Harris adviser denies support for cutting off weapons transfers to Israel | Kamala Harris News

Harris has expressed greater sympathy for the suffering of Palestinians, but stopped short of arms embargo demands.

Advisers close to Vice President Kamala Harris have denied that she expressed openness to cutting off arms transfers to Israel, a key demand of pro-Palestine groups looking for a sharp departure from the United States’ policy of support for Israel’s war in Gaza.

In a social media post on Thursday, Harris’s national security adviser Phil Gordon disputed reports that the Democratic presidential candidate was receptive to calls for a weapons embargo.

“@VP has been clear: she will always ensure Israel is able to defend itself against Iran and Iran-backed terrorist groups. She does not support an arms embargo on Israel. She will continue to work to protect civilians in Gaza and to uphold international humanitarian law,” Gordon said.

The episode is the latest to raise questions over the extent to which Harris could break with President Joe Biden over the war in Gaza, with pro-Palestinian activists pushing for changes beyond a greater rhetorical focus on the suffering of Palestinians.

Rumours that Harris would consider an arms embargo emerged after she spoke briefly with activists from the Uncommitted Movement, a pro-Palestine group sharply critical of US policy on Gaza.

In a video posted to social media on Thursday, Layla Elabed, co-founder of the Uncommitted Movement, said that Harris indicated she would be willing to meet with the group to discuss their demand for an end to US arms transfers to Israel.

“I meet with community members [in Michigan] who are losing tens and hundreds of family members in Gaza. I asked [Harris], ‘Will you meet with us to talk about an arms embargo?’” Elabed said. “And Kamala Harris nodded.

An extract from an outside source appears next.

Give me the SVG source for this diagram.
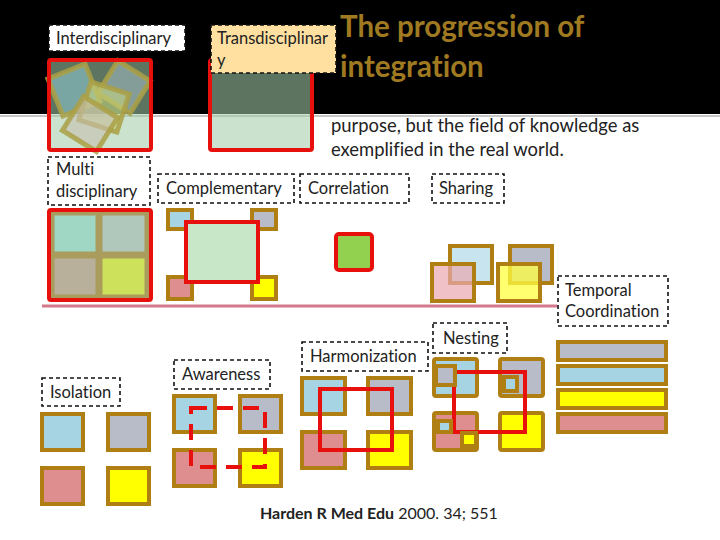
<svg xmlns="http://www.w3.org/2000/svg" width="720" height="540" viewBox="0 0 720 540">
<style>
text{font-family:Lato,"Open Sans","Liberation Sans",sans-serif;font-size:16.5px;fill:#222;font-variant-ligatures:none;font-feature-settings:"liga" 0,"dlig" 0}
.lbl{fill:#fff;stroke:#111;stroke-width:1.6;stroke-dasharray:4 3}
.sq{stroke:#b07f14;stroke-width:4}
.red{fill:none;stroke:#e8100c;stroke-width:4}
.blue{fill:#a6d4e2}.grey{fill:#b8bcc8}.pink{fill:#de8e8e}.yel{fill:#ffff00}
.tilt{stroke:#aaa045;stroke-width:5;stroke-opacity:.85}
</style>
<rect x="0" y="0" width="720" height="540" fill="#fff"/>
<rect x="0" y="0" width="720" height="114" fill="#000"/>
<line x1="0" y1="116" x2="720" y2="116" stroke="#b4b4b4" stroke-width="1.5"/>

<g id="title">
<text x="340" y="37" style="font-size:29.5px;font-weight:bold;fill:#a07a20">The progression of</text>
<text x="340" y="77" style="font-size:29.5px;font-weight:bold;fill:#a07a20">integration</text>
</g>
<g id="para">
<text x="331" y="132" style="font-size:18.4px">purpose, but the field of knowledge as</text>
<text x="331" y="156" style="font-size:18.4px">exemplified in the real world.</text>
</g>

<g id="interdisciplinary">
<rect x="49" y="60" width="102" height="90" fill="#a3cda8" fill-opacity=".57"/>
<rect class="tilt" x="-20" y="-20" width="40" height="40" fill="#8cc4d0" fill-opacity=".6" transform="translate(74,90) rotate(-22)"/>
<rect class="tilt" x="-19" y="-19" width="38" height="38" fill="#a0b8c0" fill-opacity=".6" transform="translate(124,87) rotate(32)"/>
<rect class="tilt" x="-20" y="-20" width="40" height="40" fill="#c8d880" fill-opacity=".55" transform="translate(104,107) rotate(18)"/>
<rect class="tilt" x="-20" y="-20" width="40" height="40" fill="#c8c0b0" fill-opacity=".6" transform="translate(90,124) rotate(32)"/>
<rect class="red" x="49" y="60" width="102" height="90" rx="2"/>
<rect class="lbl" x="49" y="25" width="136" height="26"/>
<text x="56" y="44">Interdisciplinary</text>
</g>

<g id="transdisciplinary">
<rect x="210" y="60" width="102" height="90" fill="#a3cda8" fill-opacity=".57"/>
<rect class="red" x="210" y="60" width="102" height="90" rx="2"/>
<rect class="lbl" x="211" y="25" width="125" height="48" style="fill:#ffe0a0"/>
<text x="217" y="44">Transdisciplinar</text>
<text x="217" y="66">y</text>
</g>

<g id="multidisciplinary">
<rect x="49" y="210" width="102" height="90" fill="#c8e4c4"/>
<rect x="52" y="213" width="46" height="41" fill="#9fd6c4" stroke="#aa9c5c" stroke-width="5"/>
<rect x="100" y="213" width="47" height="41" fill="#b0c8bc" stroke="#aa9c5c" stroke-width="5"/>
<rect x="52" y="256" width="46" height="41" fill="#b8b09a" stroke="#aa9c5c" stroke-width="5"/>
<rect x="100" y="256" width="47" height="41" fill="#cde25a" stroke="#aa9c5c" stroke-width="5"/>
<rect class="red" x="49" y="210" width="102" height="90" rx="2"/>
<rect class="lbl" x="48" y="157" width="102" height="48"/>
<text x="56" y="175">Multi</text>
<text x="56" y="197">disciplinary</text>
</g>

<g id="complementary">
<rect class="sq blue" x="168" y="210" width="24" height="19"/>
<rect class="sq grey" x="252" y="210" width="24" height="19"/>
<rect class="sq pink" x="168" y="277" width="24" height="22"/>
<rect class="sq yel" x="252" y="277" width="24" height="22"/>
<rect x="186" y="222" width="72" height="60" fill="#c8e6c8" stroke="#e8100c" stroke-width="4"/>
<rect class="lbl" x="158" y="174" width="136" height="29"/>
<text x="166" y="194">Complementary</text>
</g>

<g id="correlation">
<rect x="336" y="234" width="36" height="36" rx="3" fill="#92d050" stroke="#e8100c" stroke-width="4"/>
<rect class="lbl" x="300" y="174" width="109" height="29"/>
<text x="308" y="194">Correlation</text>
</g>

<g id="sharing">
<rect class="sq" x="450" y="246" width="42" height="37" fill="#c8e4ee"/>
<rect class="sq" x="510" y="246" width="42" height="37" fill="#b8bcc8"/>
<rect class="sq" x="432" y="264" width="42" height="37" fill="#e9a8b0" fill-opacity=".7"/>
<rect class="sq" x="498" y="264" width="42" height="37" fill="#ffff40" fill-opacity=".75"/>
<rect class="lbl" x="432" y="174" width="72" height="29"/>
<text x="439" y="194">Sharing</text>
</g>

<g id="connectors">
<line x1="42" y1="306" x2="557" y2="306" stroke="#d4788c" stroke-width="3"/>
</g>

<g id="temporal">
<rect class="lbl" x="558" y="276" width="110" height="50"/>
<text x="565" y="296">Temporal</text>
<text x="565" y="317">Coordination</text>
<rect class="sq grey" x="558" y="342" width="108" height="18"/>
<rect class="sq blue" x="558" y="366" width="108" height="18"/>
<rect class="sq yel" x="558" y="390" width="108" height="18"/>
<rect class="sq pink" x="558" y="414" width="108" height="18"/>
</g>

<g id="isolation">
<rect class="lbl" x="42" y="378" width="78" height="28"/>
<text x="50" y="398">Isolation</text>
<rect class="sq blue" x="42" y="414" width="41" height="36"/>
<rect class="sq grey" x="108" y="414" width="41" height="36"/>
<rect class="sq pink" x="42" y="468" width="41" height="36"/>
<rect class="sq yel" x="108" y="468" width="41" height="36"/>
</g>

<g id="awareness">
<rect class="lbl" x="174" y="360" width="96" height="29"/>
<text x="182" y="380">Awareness</text>
<rect class="sq blue" x="174" y="396" width="41" height="36"/>
<rect class="sq grey" x="240" y="396" width="41" height="36"/>
<rect class="sq pink" x="174" y="450" width="41" height="36"/>
<rect class="sq yel" x="240" y="450" width="41" height="36"/>
<rect x="191" y="408" width="74" height="59" fill="none" stroke="#e8100c" stroke-width="4" stroke-dasharray="16 10"/>
</g>

<g id="harmonization">
<rect class="lbl" x="302" y="342" width="126" height="29"/>
<text x="310" y="362">Harmonization</text>
<rect class="sq blue" x="302" y="378" width="43" height="36"/>
<rect class="sq grey" x="368" y="378" width="43" height="36"/>
<rect class="sq pink" x="302" y="432" width="43" height="36"/>
<rect class="sq yel" x="368" y="432" width="43" height="36"/>
<rect class="red" x="320" y="389" width="72" height="61"/>
</g>

<g id="nesting">
<rect class="lbl" x="433" y="323" width="74" height="30"/>
<text x="443" y="344">Nesting</text>
<rect class="sq blue" x="434" y="359" width="43" height="37" rx="2"/>
<rect class="sq grey" x="500" y="359" width="43" height="37" rx="2"/>
<rect class="sq pink" x="434" y="413" width="43" height="37" rx="2"/>
<rect class="sq yel" x="500" y="413" width="43" height="37" rx="2"/>
<rect class="red" x="454" y="372" width="71" height="60"/>
<rect class="sq grey" x="436" y="366" width="19" height="19"/>
<rect class="sq blue" x="504" y="377" width="13" height="14"/>
<rect class="sq blue" x="438" y="421" width="13" height="11"/>
<rect class="sq yel" x="462" y="433" width="14" height="13"/>
</g>

<g id="citation">
<text x="260" y="519" style="font-size:16px"><tspan style="font-weight:bold">Harden R Med Edu</tspan> 2000. 34; 551</text>
</g>
</svg>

She agreed, ‘Yes, we will meet.’”

Harris has sought to portray herself as empathetic to the plight of civilians in Gaza, where Israel’s campaign has killed nearly 40,000 people and been accused of abuses such as torture by rights groups.

“The images of dead children and desperate, hungry people fleeing for safety — sometimes displaced for the second, third or fourth time — we cannot look away in the face of these tragedies,” Harris said after a meeting with Israeli Prime Minister Benjamin Netanyahu.

“We cannot allow ourselves to become numb to the suffering, and I will not be silent.”

But pro-Palestine activists, some of whom have numerous relatives who have been killed in Gaza, say a change in tone is not the same as ending the robust diplomatic and military support that has been central to Israel’s war effort.

“It’s exactly because the current White House policy allows bombs to flow to Netanyahu unconditionally that he has been emboldened to kill tens of thousands of civilians,” the Uncommitted Movement said in a statement responding to Gordon.

“We found hope in Vice President Harris expressing an openness to meeting about an arms embargo, and we are eager to continue engaging because people we love are being killed with American bombs,” the statement adds.